Para Nobre, o Fed permanecerá refém das próximas informações e o CPI de fevereiro será opara a próxima decisão. “Acreditamos que um número em linha ou abaixo do esperado deve permitir ao Fed relaxar um pouco. Se os números vierem acima das expectativas, uma alta de 0,50 bps estará na mesa”, pondera

A XP prevê que a inflação mensal ficará em 0,19%, com o núcleo em 0,36%. Sobre a decisão do Fom em 22 de março, a projeção é que será aplicada uma nova alta 25 bps.

Angelo Polydoro, economista da ASA Investments, foi outro analista a destacar o avanço mais tímido dos salários. Além do indicador mensal (queda de 0,2%), ele diz que prefere trabalhar com um média dos últimos três meses anualizada e que esta bateu em 3,6%, bem perto da inflação que o Fed considera consistente com a meta.

Se a tendência permanecer, Polydoro diz que esse será “um elemento que coloca uma calma, um senso de esperança no Fed de que as coisas vão desacelerar”.

Sobre a taxa de participação ter aumentado, o economista da ASA Investments argumenta que isso é importante pela sinalização. “No número dos Jolts que saíram nesta semana, a gente já viu os a taxa de aumento dos pedidos de demissão recuando. Ou seja, as pessoas estão mais reticentes em pedir demissão e procurarem outro trabalho, um sinal de que estão vendo que a economia não vai tão bem”, comenta

Segundo Polydoro, senão tivesse acontecido a quebra do Silicon Valley Bank (SVB) – a maior falência de um banco de crédito dos EUA em mais de uma década – o Fed poderia fazer uma alta de 50 pontos-base em sua próxima reunião, mas que isso pode ter mudado. “A grande questão hoje é que o mercado está imaginando que, dado que surgiu esse novo risco, a estratégia ótima não é reacelerar, é ter um pouco mais de cautela”, diz.

Dinâmica mudando

Para Diogo Saraiva, economista e sócio da Blueline, o aumento na taxa de desemprego se deu por um número grande de pessoas retornando ao mercado de trabalho, provavelmente estimuladas pela diminuição da poupança acumulada durante a pandemia e o grande número de vagas abertas.

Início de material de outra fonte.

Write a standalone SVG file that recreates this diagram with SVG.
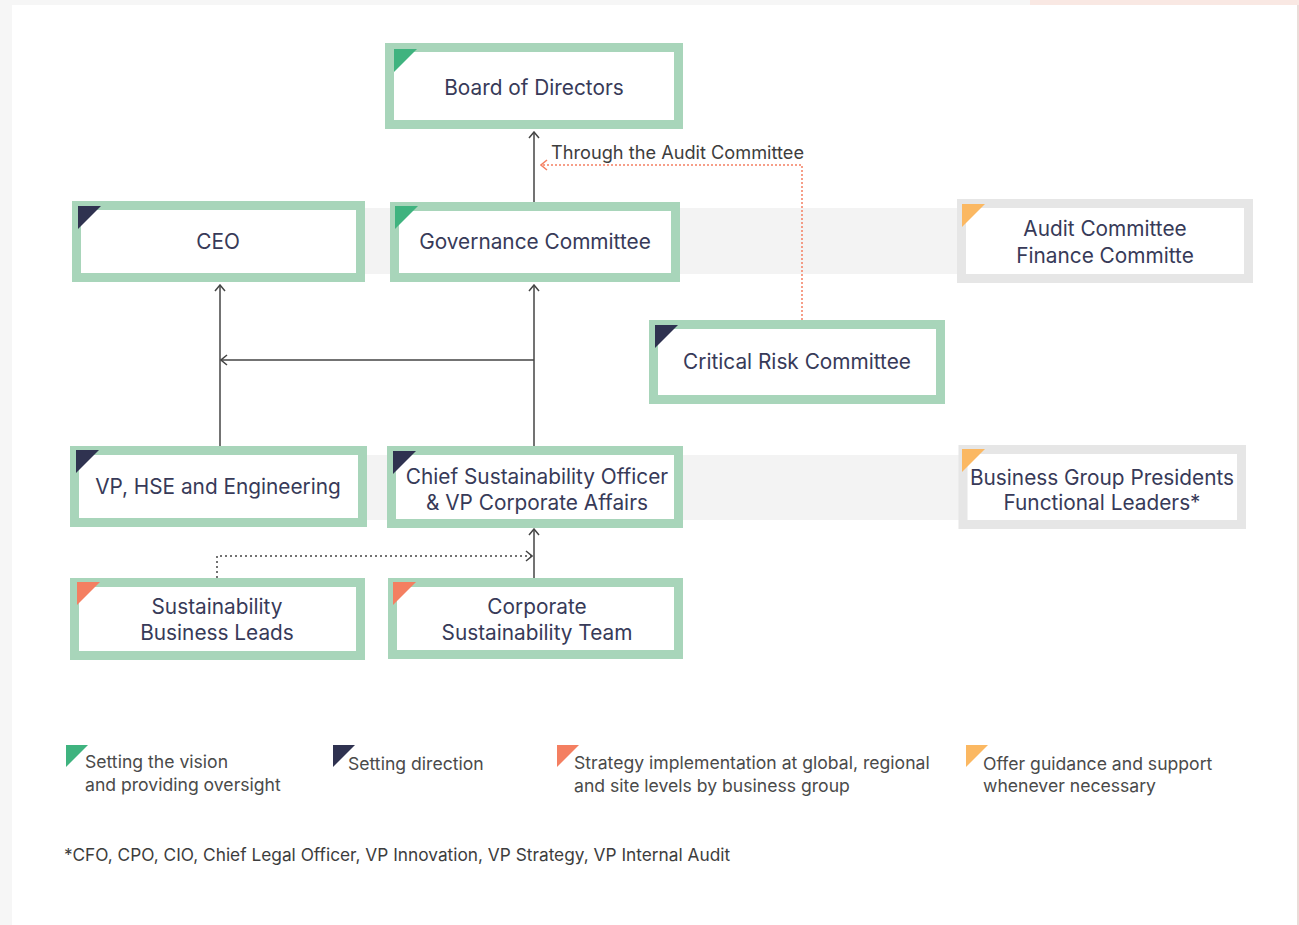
<svg xmlns="http://www.w3.org/2000/svg" width="1299" height="925" viewBox="0 0 1299 925">
  <defs>
    <style>
      .node-g { fill: #ffffff; stroke: #a8d5ba; stroke-width: 9; }
      .node-x { fill: #ffffff; stroke: #e6e6e6; stroke-width: 9; }
      .band { fill: #f3f3f3; }
      .lbl { font-family: Inter, "Noto Sans", "Liberation Sans", sans-serif; font-size: 20.8px; fill: #373a58; text-anchor: middle; }
      .leg { font-family: Inter, "Noto Sans", "Liberation Sans", sans-serif; font-size: 17.6px; fill: #4a4a4a; }
      .note { font-family: Inter, "Noto Sans", "Liberation Sans", sans-serif; font-size: 17.3px; fill: #3d3d3d; }
      .thru { font-family: Inter, "Noto Sans", "Liberation Sans", sans-serif; font-size: 18.2px; fill: #3d3d3d; }
      .conn { fill: none; stroke: #444444; stroke-width: 1.5; }
      .dot-dark { fill: none; stroke: #444444; stroke-width: 1.5; stroke-dasharray: 2 3; }
      .dot-red { fill: none; stroke: #f47f61; stroke-width: 1.5; stroke-dasharray: 2 2; }
      .t-green { fill: #3fb37f; }
      .t-navy { fill: #2f3250; }
      .t-red { fill: #f47f61; }
      .t-yellow { fill: #fbb862; }
    </style>
    <marker id="arr" viewBox="0 0 12 12" refX="11" refY="6" markerWidth="12" markerHeight="12" markerUnits="userSpaceOnUse" orient="auto">
      <path d="M5,1 L11,6 L5,11" fill="none" stroke="#444444" stroke-width="1.5"/>
    </marker>
    <marker id="arr-red" viewBox="0 0 12 12" refX="11" refY="6" markerWidth="12" markerHeight="12" markerUnits="userSpaceOnUse" orient="auto">
      <path d="M5,1 L11,6 L5,11" fill="none" stroke="#f47f61" stroke-width="1.5"/>
    </marker>
  </defs>

  <!-- page -->
  <rect x="0" y="0" width="1299" height="925" fill="#f6f6f6"/>
  <rect x="1030" y="0" width="269" height="6" fill="#f9e8e3"/>
  <rect x="12" y="5" width="1285" height="920" fill="#ffffff"/>
  <rect x="1297" y="5" width="2" height="920" fill="#eadcd8"/>

  <!-- bands -->
  <rect class="band" x="365" y="208" width="594" height="66"/>
  <rect class="band" x="367" y="455" width="594" height="65"/>

  <!-- connectors -->
  <g id="connectors">
    <line class="conn" x1="534" y1="202" x2="534" y2="132" marker-end="url(#arr)"/>
    <polyline class="dot-red" points="802,320 802,165 541,165" marker-end="url(#arr-red)"/>
    <line class="conn" x1="220" y1="446" x2="220" y2="285" marker-end="url(#arr)"/>
    <line class="conn" x1="534" y1="446" x2="534" y2="285" marker-end="url(#arr)"/>
    <line class="conn" x1="534" y1="360" x2="221" y2="360" marker-end="url(#arr)"/>
    <line class="conn" x1="534" y1="578" x2="534" y2="529" marker-end="url(#arr)"/>
    <polyline class="dot-dark" points="217,578 217,556 532,556" marker-end="url(#arr)"/>
  </g>

  <!-- nodes -->
  <g id="board">
    <rect class="node-g" x="389.5" y="47.5" width="289" height="77"/>
    <polygon class="t-green" points="394,49 417,49 394,72"/>
    <text class="lbl" x="534" y="95">Board of Directors</text>
  </g>
  <g id="ceo">
    <rect class="node-g" x="76.5" y="205.5" width="284" height="72"/>
    <polygon class="t-navy" points="78,206 101,206 78,229"/>
    <text class="lbl" x="218" y="249">CEO</text>
  </g>
  <g id="governance">
    <rect class="node-g" x="394.5" y="206.5" width="281" height="71"/>
    <polygon class="t-green" points="395,206 418,206 395,229"/>
    <text class="lbl" x="535" y="249">Governance Committee</text>
  </g>
  <g id="audit">
    <rect class="node-x" x="961.5" y="203.5" width="287" height="75"/>
    <polygon class="t-yellow" points="962,204 985,204 962,227"/>
    <text class="lbl" x="1105" y="236">Audit Committee</text>
    <text class="lbl" x="1105" y="263">Finance Committe</text>
  </g>
  <g id="critical-risk">
    <rect class="node-g" x="653.5" y="324.5" width="287" height="75"/>
    <polygon class="t-navy" points="655,325 678,325 655,348"/>
    <text class="lbl" x="797" y="369">Critical Risk Committee</text>
  </g>
  <g id="vp-hse">
    <rect class="node-g" x="74.5" y="450.5" width="288" height="72"/>
    <polygon class="t-navy" points="76,450 99,450 76,473"/>
    <text class="lbl" x="218" y="494">VP, HSE and Engineering</text>
  </g>
  <g id="cso">
    <rect class="node-g" x="391.5" y="450.5" width="287" height="73"/>
    <polygon class="t-navy" points="393,451 416,451 393,474"/>
    <text class="lbl" x="537" y="484">Chief Sustainability Officer</text>
    <text class="lbl" x="537" y="510">&amp; VP Corporate Affairs</text>
  </g>
  <g id="bg-presidents">
    <rect class="node-x" x="963" y="449.5" width="278.5" height="75"/>
    <polygon class="t-yellow" points="962,449 985,449 962,472"/>
    <text class="lbl" x="1102" y="485">Business Group Presidents</text>
    <text class="lbl" x="1102" y="510">Functional Leaders*</text>
  </g>
  <g id="sust-leads">
    <rect class="node-g" x="74.5" y="582.5" width="286" height="73"/>
    <polygon class="t-red" points="77,582 100,582 77,605"/>
    <text class="lbl" x="217" y="614">Sustainability</text>
    <text class="lbl" x="217" y="640">Business Leads</text>
  </g>
  <g id="corp-team">
    <rect class="node-g" x="392.5" y="582.5" width="286" height="72"/>
    <polygon class="t-red" points="393,582 416,582 393,605"/>
    <text class="lbl" x="537" y="614">Corporate</text>
    <text class="lbl" x="537" y="640">Sustainability Team</text>
  </g>

  <!-- labels -->
  <text class="thru" x="551" y="159">Through the Audit Committee</text>

  <!-- legend -->
  <g id="legend">
    <polygon class="t-green" points="66,745 88,745 66,767"/>
    <text class="leg" x="85" y="768">Setting the vision</text>
    <text class="leg" x="85" y="791">and providing oversight</text>
    <polygon class="t-navy" points="333,745 355,745 333,767"/>
    <text class="leg" x="348" y="770">Setting direction</text>
    <polygon class="t-red" points="557,745 579,745 557,767"/>
    <text class="leg" x="574" y="769">Strategy implementation at global, regional</text>
    <text class="leg" x="574" y="792">and site levels by business group</text>
    <polygon class="t-yellow" points="966,745 988,745 966,767"/>
    <text class="leg" x="983" y="770">Offer guidance and support</text>
    <text class="leg" x="983" y="792">whenever necessary</text>
  </g>
  <text class="note" x="64" y="861">*CFO, CPO, CIO, Chief Legal Officer, VP Innovation, VP Strategy, VP Internal Audit</text>
</svg>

“Essa dinâmica mais favorável entre demanda e oferta parece estar diminuindo um pouco as pressões salariais, apesar de permanecerem elevadas”, afirma.

Ele concoda que o próximo número de inflação será determinante para a decisão do Fed na reunião de março. “Se o resultado confirmar a dinâmica forte de janeiro. o comitê deverá preferir um aumento de 50bps”, diz.

Lucas Zaniboni, analista sênior de pesquisa internacional da Garde, por sua vez, acredita que os dados de hoje, apesar de mostrarem um mercado de trabalho aquecido, trouxeram diversos sinais marginais que jogam a favor de uma descompressão maior olhando à frente.

“Acho que é um conjunto de dados suficiente para deixar o Fed satisfeito em manter o ritmo de 25bps na próxima reunião. Ainda mais levando em conta o ‘ato novo’ surgido ontem a respeito de possíveis problemas no setor bancário americano, que argumenta por uma postura mais cautelosa”, explica. Para ele, apenas uma surpresa muito forte no CPI da próxima semana faria o Fed reverter novamente o pace para 50 bps.